И мы с ним примирились на этих свиданиях. Мы оба чувствовали себя виновными друг перед другом.
Министр внутренних дел, кажется Игнатьев, сказал ему, что в настоящее время, когда еще свежо воспоминание о насильственной смерти Александра II, для меня ничего нельзя сделать; что хотя я и не принимал в событии 1-го марта непосредственного участия, но меня все-таки посадят на полгода в самые тяжелые условия в Алексеевский равелин Петропавловской крепости.
— Но ты не падай духом, — сказал мне отец. — Через полгода министр обещал мне перевести тебя в Сибирь, где тебе будет устроена довольно свободная жизнь, а затем постепенно возвратят тебя и в Россию.
Отец и тогда, по-видимому, искренно верил еще обещаниям министров или делал вид, что верит.
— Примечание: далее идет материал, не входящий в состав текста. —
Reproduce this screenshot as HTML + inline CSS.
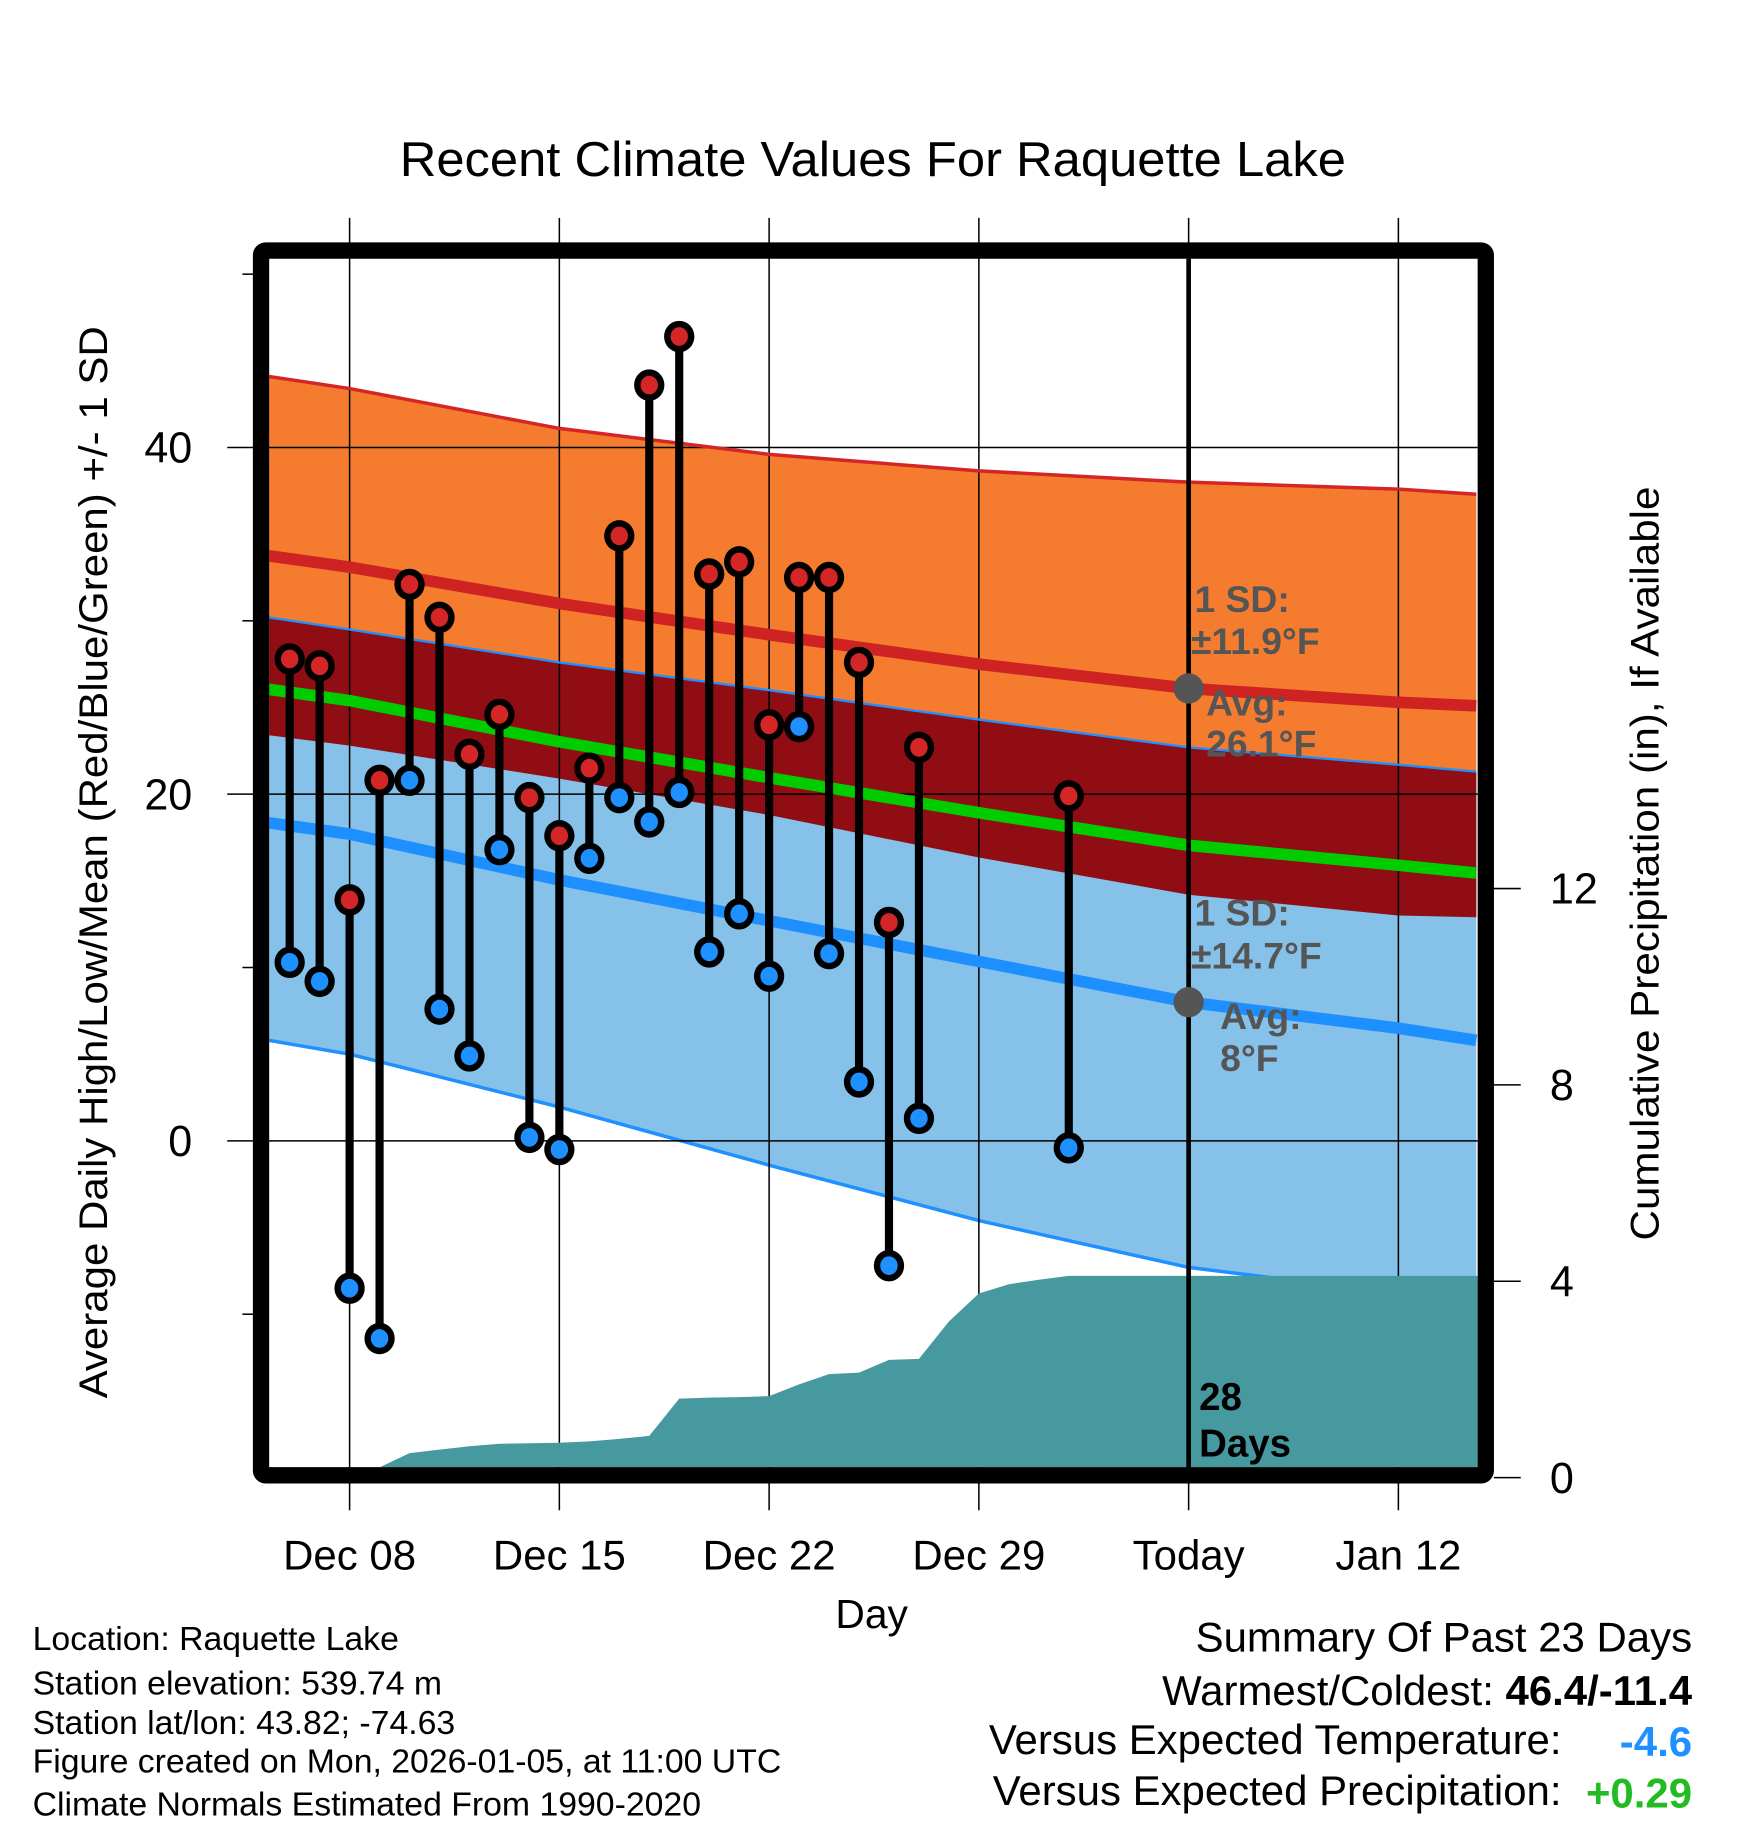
<!DOCTYPE html>
<html><head><meta charset="utf-8"><style>
html,body{margin:0;padding:0;background:#fff}
svg{display:block;font-family:"Liberation Sans",sans-serif}
</style></head><body>
<svg id="chart" width="1748" height="1828" viewBox="0 0 1500 1568.65" preserveAspectRatio="none" xmlns="http://www.w3.org/2000/svg">
<defs><clipPath id="plotclip"><rect x="231" y="222" width="1037" height="1037"/></clipPath></defs>
<text x="749" y="151" font-size="42" text-anchor="middle" textLength="812" lengthAdjust="spacingAndGlyphs">Recent Climate Values For Raquette Lake</text>
<g id="bands" clip-path="url(#plotclip)"></g>
<g id="grid"></g>
<g id="precip" clip-path="url(#plotclip)"></g>
<g id="curves" clip-path="url(#plotclip)"></g>
<g id="today"></g>
<g id="obs"></g>
<rect x="224" y="215" width="1051" height="1051" fill="none" stroke="#000" stroke-width="14" rx="4"/>
<g id="axes"></g>
<text transform="translate(92,740) rotate(-90)" font-size="34" text-anchor="middle" textLength="920" lengthAdjust="spacingAndGlyphs">Average Daily High/Low/Mean (Red/Blue/Green) +/- 1 SD</text>
<text transform="translate(1423,741) rotate(-90)" font-size="34" text-anchor="middle" textLength="647" lengthAdjust="spacingAndGlyphs">Cumulative Precipitation (in), If Available</text>
<text x="748" y="1397" font-size="35" text-anchor="middle">Day</text>
<g font-weight="bold" font-size="32" fill="#555">
<text x="1025" y="525">1 SD:</text><text x="1022" y="561">±11.9°F</text>
<text x="1035" y="614">Avg:</text><text x="1035" y="649">26.1°F</text>
<text x="1025" y="794">1 SD:</text><text x="1022" y="831">±14.7°F</text>
<text x="1047" y="883">Avg:</text><text x="1047" y="919">8°F</text>
</g>
<g font-weight="bold" font-size="33" fill="#000">
<text x="1029" y="1210">28</text><text x="1029" y="1250">Days</text></g>
<g font-size="29">
<text x="28" y="1416">Location: Raquette Lake</text>
<text x="28" y="1454">Station elevation: 539.74 m</text>
<text x="28" y="1488">Station lat/lon: 43.82; -74.63</text>
<text x="28" y="1521">Figure created on Mon, 2026-01-05, at 11:00 UTC</text>
<text x="28" y="1558">Climate Normals Estimated From 1990-2020</text>
</g>
<g font-size="36" text-anchor="end">
<text x="1452" y="1417">Summary Of Past 23 Days</text>
<text x="1452" y="1463">Warmest/Coldest: <tspan font-weight="bold">46.4/-11.4</tspan></text>
<text x="1340" y="1505">Versus Expected Temperature:</text>
<text x="1452" y="1507" font-weight="bold" fill="#1e90ff">-4.6</text>
<text x="1340" y="1549">Versus Expected Precipitation:</text>
<text x="1452" y="1551" font-weight="bold" fill="#22bb22">+0.29</text>
</g>
</svg>
<script>
// normals (day index: 0 = Dec 08)
const normDays   = [-2.7, 0, 7, 14, 21, 28, 35, 37.6];
const highMean   = [33.75, 33.1, 31.0, 29.2, 27.5, 26.1, 25.3, 25.1];
const highUpper  = [44.1, 43.4, 41.1, 39.6, 38.65, 38.0, 37.6, 37.3];
const lowMean    = [18.35, 17.7, 15.05, 12.7, 10.35, 8.0, 6.5, 5.8];
const lowUpper   = [30.2, 29.5, 27.6, 26.0, 24.3, 22.7, 21.7, 21.3];
const lowLower   = [5.8, 5.0, 1.95, -1.4, -4.6, -7.3, -8.8, -9.3];
// observations Dec 06 .. Jan 01
const obsDays = [-2,-1,0,1,2,3,4,5,6,7,8,9,10,11,12,13,14,15,16,17,18,19,20,21,22,23,24];
const obsHigh = [27.8,27.4,13.9,20.8,32.1,30.2,22.3,24.6,19.8,17.6,21.5,34.9,43.6,46.4,32.7,33.4,24.0,32.5,32.5,27.6,12.6,22.7,null,null,null,null,19.9];
const obsLow  = [10.3,9.2,-8.5,-11.4,20.8,7.6,4.9,16.8,0.2,-0.5,16.3,19.8,18.4,20.1,10.9,13.1,9.5,23.9,10.8,3.4,-7.2,1.3,null,null,null,null,-0.4];
// cumulative precipitation (in)
const precipDays = [1,2,3,4,5,6,7,8,9,10,11,12,13,14,15,16,17,18,19,20,21,22,23,24];
const precipVals = [0.21,0.5,0.57,0.64,0.69,0.7,0.71,0.74,0.79,0.85,1.61,1.63,1.64,1.66,1.9,2.11,2.14,2.4,2.42,3.18,3.75,3.94,4.03,4.11];
const xTickDays = [0,7,14,21,28,35];
const xTickLabels = ["Dec 08","Dec 15","Dec 22","Dec 29","Today","Jan 12"];
const yTicks = [40,20,0];
const yMinor = [50,30,10,-10];
const pTicks = [0,4,8,12];
const todayDay = 28;

const X = d => 300 + d*25.714;
const Y = v => 979 - v*14.875;
const P = v => 1268 - v*42.125;
const NS = "http://www.w3.org/2000/svg";
function mk(tag, parent, attrs){const e=document.createElementNS(NS,tag);for(const k in attrs)e.setAttribute(k,attrs[k]);document.getElementById(parent).appendChild(e);return e;}
const highLower = highMean.map((m,i)=>2*m-highUpper[i]);
const pts = arr => normDays.map((d,i)=>X(d)+","+Y(arr[i]));
const band = (up,lo) => pts(up).concat(pts(lo).reverse()).join(" ");

let e;
e=mk("polygon","bands",{points:band(highUpper,highLower),fill:"#f57b2e"});


e=mk("polygon","bands",{points:band(lowUpper,lowLower),fill:"#85c1e9"});


e=mk("polygon","bands",{points:band(lowUpper,highLower),fill:"#900d14"});


e=mk("polyline","bands",{points:pts(lowLower).join(" "),fill:"none",stroke:"#1e90ff","stroke-width":3});



// grid
xTickDays.forEach((d,i)=>{
  e=mk("line","grid",{x1:X(d),x2:X(d),y1:187,y2:1296,stroke:"#000","stroke-width":1.3});
  
  
  e=mk("text","axes",{x:X(d),y:1347,"font-size":36,"text-anchor":"middle"});
  e.textContent=xTickLabels[i];
  
  
});
yTicks.forEach(v=>{
  e=mk("line","grid",{x1:195,x2:1268,y1:Y(v),y2:Y(v),stroke:"#000","stroke-width":1.3});
  
  
  e=mk("text","axes",{x:165,y:Y(v)+13,"font-size":37,"text-anchor":"end"});
  e.textContent=v;
  
  
});
yMinor.forEach(v=>{
  e=mk("line","grid",{x1:208,x2:218,y1:Y(v),y2:Y(v),stroke:"#000","stroke-width":1.3});
  
  
});
pTicks.forEach(v=>{
  e=mk("line","axes",{x1:1282,x2:1305,y1:P(v),y2:P(v),stroke:"#000","stroke-width":1.3});
  
  
  e=mk("text","axes",{x:1330,y:P(v)+13,"font-size":37});
  e.textContent=v;
  
  
});

// precip area
let pp=[X(precipDays[0])+","+1270];
precipDays.forEach((d,i)=>pp.push(X(d)+","+P(precipVals[i])));
pp.push("1270,"+P(precipVals[precipVals.length-1]));
pp.push("1270,1270");
e=mk("polygon","precip",{points:pp.join(" "),fill:"#4799a0"});



// curves
function curve(arr,color,w,name){
  e=mk("polyline","curves",{points:pts(arr).join(" "),fill:"none",stroke:color,"stroke-width":w});
  
  
}
curve(highUpper,"#d42626",3,"high-upper-line");
curve(lowUpper,"#1e90ff",2,"low-upper-line");
curve(highMean,"#cf2222",10,"high-mean-line");
curve(highMean.map((h,i)=>(h+lowMean[i])/2),"#00cc00",10,"mean-line");
curve(lowMean,"#1e8fff",10,"low-mean-line");

// today
e=mk("line","today",{x1:X(todayDay),x2:X(todayDay),y1:222,y2:1268,stroke:"#000","stroke-width":4});


function interp(arr,d){for(let i=0;i<normDays.length-1;i++){if(d>=normDays[i]&&d<=normDays[i+1]){const t=(d-normDays[i])/(normDays[i+1]-normDays[i]);return arr[i]+t*(arr[i+1]-arr[i]);}}return arr[arr.length-1];}
e=mk("circle","today",{cx:X(todayDay),cy:Y(interp(highMean,todayDay)),r:13,fill:"#555"});


e=mk("circle","today",{cx:X(todayDay),cy:Y(interp(lowMean,todayDay)),r:13,fill:"#555"});



// observations
obsDays.forEach((d,i)=>{
  if(obsHigh[i]===null) return;
  const x=X(d);
  e=mk("line","obs",{x1:x,x2:x,y1:Y(obsHigh[i]),y2:Y(obsLow[i]),stroke:"#000","stroke-width":7});
  
  
  [[obsHigh[i],"#d42626","daily-high-marker"],[obsLow[i],"#1e90ff","daily-low-marker"]].forEach(([v,c,n])=>{
    e=mk("ellipse","obs",{cx:x,cy:Y(v),rx:13,ry:13.5,fill:"#000"});
    
    
    e=mk("ellipse","obs",{cx:x,cy:Y(v),rx:7.5,ry:8,fill:c});
    
    
  });
});
</script>
</body></html>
Но прежде чем истекло указанное ему полугодие, министром внутренних дел был назначен известный своей жестокостью граф Дмитрий Толстой, который и заявил отцу, что не считает себя обязанным исполнять обещание своего предшественника и что отец отныне должен считать меня умершим[25].
Что должен был почувствовать после этого отец, не имея даже возможности сообщить мне, что его обманули и что он не лгал, когда обнадеживал меня на последнем свидании и говорил мне с такой абсолютной уверенностью в несомненности своих слов об отправке меня через полгода в Сибирь, как если бы она была уже предоставлена ему самому?
Не от этого ли нового унижения за свое доверие к самодержавной администрации он впал в мрачную меланхолию, пристрастился к неосторожной биржевой игре, в которой потерял все свои капиталы, оставшиеся свободными от бездоходных предметов искусства, наполнявших по-прежнему наш дом, и потом умер медленной и мучительной смертью от паралича спинного мозга?
Все эти свои тайны он унес в могилу, и я о них никогда не узнаю. Но я рад тому, что мы расстались с ним перед вечной разлукой примиренными друг с другом.